[Code that draws figures]
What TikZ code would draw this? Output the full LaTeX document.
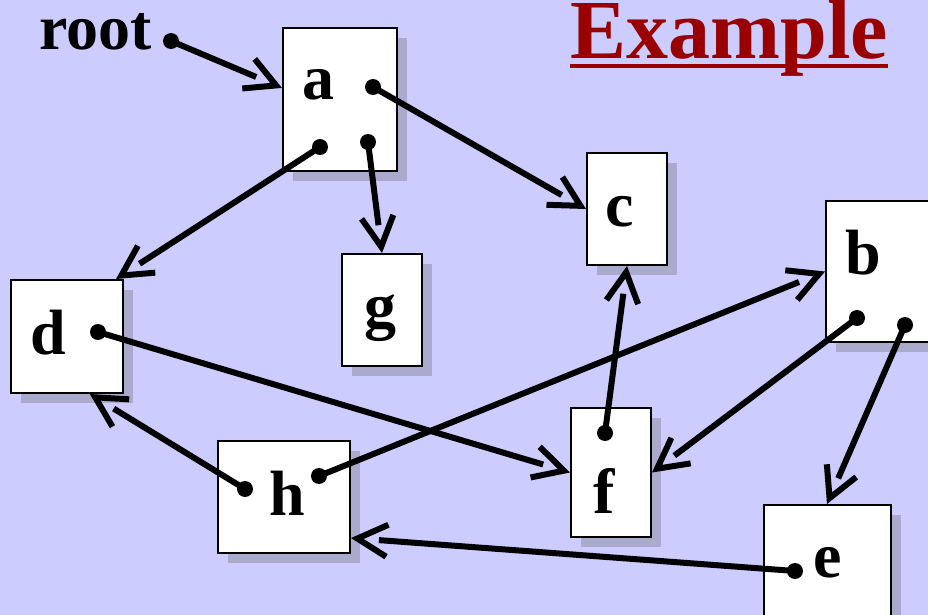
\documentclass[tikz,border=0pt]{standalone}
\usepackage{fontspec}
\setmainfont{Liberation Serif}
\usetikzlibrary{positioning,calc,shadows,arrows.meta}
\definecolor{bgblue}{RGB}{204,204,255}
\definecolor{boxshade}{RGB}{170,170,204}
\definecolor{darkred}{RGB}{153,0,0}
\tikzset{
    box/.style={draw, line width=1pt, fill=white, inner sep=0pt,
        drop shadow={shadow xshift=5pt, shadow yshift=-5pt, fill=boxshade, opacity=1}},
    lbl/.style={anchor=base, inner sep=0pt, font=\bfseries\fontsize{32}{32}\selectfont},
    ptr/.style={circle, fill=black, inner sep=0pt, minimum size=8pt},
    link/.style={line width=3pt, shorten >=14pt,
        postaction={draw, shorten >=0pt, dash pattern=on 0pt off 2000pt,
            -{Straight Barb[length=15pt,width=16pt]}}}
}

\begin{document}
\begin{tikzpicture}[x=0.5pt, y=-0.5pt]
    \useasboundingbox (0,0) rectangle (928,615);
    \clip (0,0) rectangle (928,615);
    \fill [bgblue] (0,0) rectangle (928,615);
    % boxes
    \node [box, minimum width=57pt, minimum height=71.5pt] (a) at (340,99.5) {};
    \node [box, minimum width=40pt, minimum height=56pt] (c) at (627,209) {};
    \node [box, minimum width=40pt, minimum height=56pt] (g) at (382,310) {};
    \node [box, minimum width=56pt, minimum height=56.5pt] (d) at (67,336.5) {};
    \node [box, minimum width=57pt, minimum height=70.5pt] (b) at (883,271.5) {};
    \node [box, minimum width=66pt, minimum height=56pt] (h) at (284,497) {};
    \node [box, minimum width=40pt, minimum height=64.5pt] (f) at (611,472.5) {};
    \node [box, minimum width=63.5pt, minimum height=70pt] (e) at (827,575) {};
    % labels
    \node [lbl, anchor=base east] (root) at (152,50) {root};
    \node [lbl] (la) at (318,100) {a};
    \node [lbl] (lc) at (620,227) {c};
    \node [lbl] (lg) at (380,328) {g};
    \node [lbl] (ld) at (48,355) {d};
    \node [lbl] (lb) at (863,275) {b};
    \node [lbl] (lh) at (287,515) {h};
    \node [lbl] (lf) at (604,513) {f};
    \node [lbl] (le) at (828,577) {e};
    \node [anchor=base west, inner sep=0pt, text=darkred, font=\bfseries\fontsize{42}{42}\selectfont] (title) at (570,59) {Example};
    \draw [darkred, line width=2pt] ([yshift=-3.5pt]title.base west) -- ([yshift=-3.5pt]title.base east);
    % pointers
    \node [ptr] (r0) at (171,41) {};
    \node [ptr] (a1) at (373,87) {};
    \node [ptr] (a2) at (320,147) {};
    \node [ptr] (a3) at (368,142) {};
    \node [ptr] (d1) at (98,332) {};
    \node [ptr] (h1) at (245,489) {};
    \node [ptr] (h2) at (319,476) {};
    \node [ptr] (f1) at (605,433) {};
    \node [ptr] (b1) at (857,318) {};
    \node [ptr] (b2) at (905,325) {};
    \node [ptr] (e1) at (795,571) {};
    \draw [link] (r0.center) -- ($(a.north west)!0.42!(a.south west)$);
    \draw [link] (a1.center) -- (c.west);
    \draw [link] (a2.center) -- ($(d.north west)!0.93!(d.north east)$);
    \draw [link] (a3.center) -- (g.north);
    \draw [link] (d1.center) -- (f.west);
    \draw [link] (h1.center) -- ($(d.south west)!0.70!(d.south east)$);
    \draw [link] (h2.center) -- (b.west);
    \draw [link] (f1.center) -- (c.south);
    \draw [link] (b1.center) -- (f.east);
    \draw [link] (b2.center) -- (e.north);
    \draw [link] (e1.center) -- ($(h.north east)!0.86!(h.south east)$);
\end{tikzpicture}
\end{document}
--
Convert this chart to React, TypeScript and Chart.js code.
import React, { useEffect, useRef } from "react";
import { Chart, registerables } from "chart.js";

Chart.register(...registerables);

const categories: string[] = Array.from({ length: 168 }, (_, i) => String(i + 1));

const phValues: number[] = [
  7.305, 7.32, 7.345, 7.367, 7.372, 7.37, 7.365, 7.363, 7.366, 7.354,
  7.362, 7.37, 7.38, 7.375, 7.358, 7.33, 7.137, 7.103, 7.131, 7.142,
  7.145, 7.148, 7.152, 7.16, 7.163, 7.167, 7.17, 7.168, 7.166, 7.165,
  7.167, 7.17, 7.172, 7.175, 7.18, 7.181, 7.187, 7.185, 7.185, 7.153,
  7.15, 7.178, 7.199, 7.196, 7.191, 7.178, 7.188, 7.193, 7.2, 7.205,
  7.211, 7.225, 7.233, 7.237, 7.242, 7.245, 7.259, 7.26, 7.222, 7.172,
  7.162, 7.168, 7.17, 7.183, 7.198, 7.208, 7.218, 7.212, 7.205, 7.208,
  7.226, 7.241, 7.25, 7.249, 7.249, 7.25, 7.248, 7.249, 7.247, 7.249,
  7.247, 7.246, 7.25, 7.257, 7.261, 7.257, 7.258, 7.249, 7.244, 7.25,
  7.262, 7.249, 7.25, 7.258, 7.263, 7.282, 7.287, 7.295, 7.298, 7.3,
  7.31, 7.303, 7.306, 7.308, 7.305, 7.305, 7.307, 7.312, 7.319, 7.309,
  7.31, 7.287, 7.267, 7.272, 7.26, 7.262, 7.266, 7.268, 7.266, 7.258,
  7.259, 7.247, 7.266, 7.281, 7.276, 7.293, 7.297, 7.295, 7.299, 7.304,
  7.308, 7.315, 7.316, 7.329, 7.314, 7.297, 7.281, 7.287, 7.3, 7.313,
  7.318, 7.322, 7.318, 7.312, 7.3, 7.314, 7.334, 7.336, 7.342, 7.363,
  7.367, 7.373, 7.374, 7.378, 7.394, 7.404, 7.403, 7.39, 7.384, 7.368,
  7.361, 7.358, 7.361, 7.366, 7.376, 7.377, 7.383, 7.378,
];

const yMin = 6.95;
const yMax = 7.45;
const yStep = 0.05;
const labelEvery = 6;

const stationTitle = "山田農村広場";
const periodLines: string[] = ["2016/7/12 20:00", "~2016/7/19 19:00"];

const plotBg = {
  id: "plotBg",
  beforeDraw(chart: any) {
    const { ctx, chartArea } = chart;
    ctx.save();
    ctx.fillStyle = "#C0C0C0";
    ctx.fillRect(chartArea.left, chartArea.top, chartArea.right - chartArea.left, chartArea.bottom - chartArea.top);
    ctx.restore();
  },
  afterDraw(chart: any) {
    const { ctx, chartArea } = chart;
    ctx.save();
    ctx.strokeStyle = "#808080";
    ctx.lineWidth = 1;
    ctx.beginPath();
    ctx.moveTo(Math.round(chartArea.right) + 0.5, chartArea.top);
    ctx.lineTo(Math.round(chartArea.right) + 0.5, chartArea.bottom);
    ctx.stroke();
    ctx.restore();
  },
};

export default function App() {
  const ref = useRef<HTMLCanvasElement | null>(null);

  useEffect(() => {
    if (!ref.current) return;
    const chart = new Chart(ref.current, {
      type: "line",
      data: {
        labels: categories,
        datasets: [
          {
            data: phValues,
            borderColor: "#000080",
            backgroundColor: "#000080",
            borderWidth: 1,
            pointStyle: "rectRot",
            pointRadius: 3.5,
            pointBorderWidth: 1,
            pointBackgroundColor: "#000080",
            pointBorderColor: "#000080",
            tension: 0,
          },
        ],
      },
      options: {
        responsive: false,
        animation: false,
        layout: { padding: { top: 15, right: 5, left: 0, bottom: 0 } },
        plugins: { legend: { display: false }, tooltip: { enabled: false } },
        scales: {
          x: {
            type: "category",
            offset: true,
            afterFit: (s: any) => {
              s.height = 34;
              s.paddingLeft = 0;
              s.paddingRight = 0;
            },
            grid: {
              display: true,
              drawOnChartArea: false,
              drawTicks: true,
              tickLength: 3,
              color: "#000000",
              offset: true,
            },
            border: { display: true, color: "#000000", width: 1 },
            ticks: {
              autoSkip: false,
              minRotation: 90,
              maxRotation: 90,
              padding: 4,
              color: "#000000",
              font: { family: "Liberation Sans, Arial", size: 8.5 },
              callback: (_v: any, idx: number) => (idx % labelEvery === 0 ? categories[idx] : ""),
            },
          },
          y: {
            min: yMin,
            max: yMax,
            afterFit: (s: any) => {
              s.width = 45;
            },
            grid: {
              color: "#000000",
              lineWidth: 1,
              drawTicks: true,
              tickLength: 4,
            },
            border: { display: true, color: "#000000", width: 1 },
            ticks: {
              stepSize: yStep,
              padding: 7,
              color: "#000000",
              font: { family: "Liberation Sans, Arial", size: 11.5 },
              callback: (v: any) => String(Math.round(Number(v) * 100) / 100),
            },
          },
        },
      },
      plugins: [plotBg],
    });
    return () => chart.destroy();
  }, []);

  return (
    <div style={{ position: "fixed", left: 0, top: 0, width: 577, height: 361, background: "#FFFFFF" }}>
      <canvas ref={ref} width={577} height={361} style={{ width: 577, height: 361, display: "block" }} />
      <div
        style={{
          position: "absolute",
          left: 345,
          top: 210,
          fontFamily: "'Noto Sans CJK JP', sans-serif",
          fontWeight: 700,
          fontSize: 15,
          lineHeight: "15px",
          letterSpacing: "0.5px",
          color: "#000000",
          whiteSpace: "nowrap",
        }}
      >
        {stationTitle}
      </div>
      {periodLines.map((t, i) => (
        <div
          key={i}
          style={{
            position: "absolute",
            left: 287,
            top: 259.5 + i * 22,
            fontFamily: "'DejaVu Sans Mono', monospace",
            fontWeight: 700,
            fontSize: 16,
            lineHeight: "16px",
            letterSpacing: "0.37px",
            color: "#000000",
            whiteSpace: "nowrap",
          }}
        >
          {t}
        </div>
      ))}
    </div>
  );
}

* [Aim of the exercise]:
Extract verbatim only those lines that run from the line with "Convert this chart" to the line with "const categories: string[]", inclusive.

* [Written answer]:
Convert this chart to React, TypeScript and Chart.js code.
import React, { useEffect, useRef } from "react";
import { Chart, registerables } from "chart.js";

Chart.register(...registerables);

const categories: string[] = Array.from({ length: 168 }, (_, i) => String(i + 1));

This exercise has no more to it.